En otras palabras, al construir su personaje Rulfo, extiende el sentido de su reflexión hacia las manifestaciones sutiles y complejas del “poder abstracto” de las épocas modernas, sustanciado en sus formas complejas de fetichización o encantamiento: “Este mundo, que lo aprieta a uno por todos lados, que va vaciando puños de nuestro polvo aquí y allá, deshaciéndonos en pedazos como si rociara la tierra con nuestra sangre”, dijo Bartolomé San Juan a su hija Susana en la novela.

Para “territorializar” plenamente ese sentido del poder Rulfo, acompaña su escritura con otra línea de aproximación: hace a un lado el revestimiento jurídico-institucional que soporta y entreteje las relaciones de poder, para integrar la trama en un espacio-tiempo primordial de carácter ficcional “no-historizado”. Salvo por el licenciado Gerardo Trujillo, cuyo paso por la novela es relativamente fugaz, en Pedro Páramo no hay comisarios o agentes políticos, presidentes municipales o funcionarios ni aparece institución alguna, sea ésta escolar, de salud, de policía, de servicio social o de administración pública.

Pero la escritura de Rulfo avanza aún más para mostrar otra clave propia de las relaciones de poder: Pedro Páramo necesita de Susana San Juan como Dionisio de Ariadna. Lo que lleva obligadamente a la pregunta: ¿cómo es que el “Dios de la afirmación” requiere de esa otra voluntad indiscernible que llega a él desde lo más frágil y ligero? Porque todo poder afirmativo requiere de su propio soporte: “La afirmación de la afirmación, la segunda afirmación o el devenir activo”, dice Gilles Deleuze, en Misterio de Ariadna según Nietzsche.

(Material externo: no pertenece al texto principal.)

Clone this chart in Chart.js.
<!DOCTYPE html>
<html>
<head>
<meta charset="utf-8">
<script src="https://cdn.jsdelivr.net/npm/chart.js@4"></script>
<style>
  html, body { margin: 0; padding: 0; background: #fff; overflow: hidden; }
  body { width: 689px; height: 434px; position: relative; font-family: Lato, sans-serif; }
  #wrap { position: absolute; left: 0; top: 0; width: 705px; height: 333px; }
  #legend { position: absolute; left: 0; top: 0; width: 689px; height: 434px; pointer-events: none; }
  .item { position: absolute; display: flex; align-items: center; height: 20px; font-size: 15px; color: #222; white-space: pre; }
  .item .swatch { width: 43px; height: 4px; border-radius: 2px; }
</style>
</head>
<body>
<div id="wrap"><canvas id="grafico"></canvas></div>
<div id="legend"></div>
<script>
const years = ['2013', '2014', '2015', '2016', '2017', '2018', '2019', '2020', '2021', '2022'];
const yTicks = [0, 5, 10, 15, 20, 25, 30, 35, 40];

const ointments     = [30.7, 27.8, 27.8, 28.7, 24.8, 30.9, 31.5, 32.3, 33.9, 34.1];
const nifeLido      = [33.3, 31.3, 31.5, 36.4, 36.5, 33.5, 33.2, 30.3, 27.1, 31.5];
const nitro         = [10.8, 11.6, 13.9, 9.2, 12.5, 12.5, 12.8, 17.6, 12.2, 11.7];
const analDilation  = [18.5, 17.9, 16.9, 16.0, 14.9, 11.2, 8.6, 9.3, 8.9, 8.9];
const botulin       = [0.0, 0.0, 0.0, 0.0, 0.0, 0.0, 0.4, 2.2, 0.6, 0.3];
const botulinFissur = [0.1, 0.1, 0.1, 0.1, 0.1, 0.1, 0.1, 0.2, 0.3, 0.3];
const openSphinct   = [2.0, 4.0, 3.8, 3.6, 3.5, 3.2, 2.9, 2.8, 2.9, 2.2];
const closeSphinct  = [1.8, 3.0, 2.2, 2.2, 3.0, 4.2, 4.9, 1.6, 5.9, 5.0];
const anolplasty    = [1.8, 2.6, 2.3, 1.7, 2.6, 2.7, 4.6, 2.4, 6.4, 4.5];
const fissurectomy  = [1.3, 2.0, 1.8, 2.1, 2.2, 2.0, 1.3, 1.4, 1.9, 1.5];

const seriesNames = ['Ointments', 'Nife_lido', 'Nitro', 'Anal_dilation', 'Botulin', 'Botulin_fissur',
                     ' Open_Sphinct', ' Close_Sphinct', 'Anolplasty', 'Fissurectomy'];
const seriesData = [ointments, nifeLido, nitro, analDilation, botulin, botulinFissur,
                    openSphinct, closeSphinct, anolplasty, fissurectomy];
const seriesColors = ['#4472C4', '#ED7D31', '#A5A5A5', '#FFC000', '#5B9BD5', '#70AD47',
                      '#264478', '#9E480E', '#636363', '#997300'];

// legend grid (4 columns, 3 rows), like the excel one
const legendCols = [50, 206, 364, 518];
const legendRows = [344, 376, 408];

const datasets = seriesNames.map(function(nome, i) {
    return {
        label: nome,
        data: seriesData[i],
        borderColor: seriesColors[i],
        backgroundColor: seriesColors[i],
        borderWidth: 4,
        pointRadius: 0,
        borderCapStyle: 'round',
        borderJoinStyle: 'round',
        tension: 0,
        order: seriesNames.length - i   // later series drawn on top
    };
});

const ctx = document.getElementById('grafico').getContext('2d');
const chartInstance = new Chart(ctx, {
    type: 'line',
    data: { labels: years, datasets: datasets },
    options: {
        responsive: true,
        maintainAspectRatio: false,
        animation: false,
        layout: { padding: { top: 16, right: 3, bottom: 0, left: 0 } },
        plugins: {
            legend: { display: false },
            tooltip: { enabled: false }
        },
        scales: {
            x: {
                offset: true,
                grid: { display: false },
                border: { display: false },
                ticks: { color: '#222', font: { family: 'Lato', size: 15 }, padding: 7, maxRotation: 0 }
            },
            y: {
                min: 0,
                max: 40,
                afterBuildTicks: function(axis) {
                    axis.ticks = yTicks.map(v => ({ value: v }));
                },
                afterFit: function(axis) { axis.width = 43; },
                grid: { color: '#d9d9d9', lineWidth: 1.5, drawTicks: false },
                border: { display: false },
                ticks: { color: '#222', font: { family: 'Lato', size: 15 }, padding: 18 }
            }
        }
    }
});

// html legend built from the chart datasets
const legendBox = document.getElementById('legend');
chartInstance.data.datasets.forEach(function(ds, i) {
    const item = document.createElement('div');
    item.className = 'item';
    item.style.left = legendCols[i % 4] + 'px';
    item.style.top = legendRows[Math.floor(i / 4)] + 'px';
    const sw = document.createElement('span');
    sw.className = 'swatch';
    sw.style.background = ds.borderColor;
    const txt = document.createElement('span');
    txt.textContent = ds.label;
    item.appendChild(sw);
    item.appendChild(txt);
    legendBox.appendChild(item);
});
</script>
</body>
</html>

Y si el poder del que se trata es grave y pesa, sólo la levedad del guiño –femenino, en esencia– será capaz de redimirlo. En ausencia de ese gesto cómplice, de esa “afirmación de la afirmación”, el armatoste humano que se ha valido de todos y de todo para ejercer su inconmensurable poder terminará por derrumbarse. Como un montón de piedras.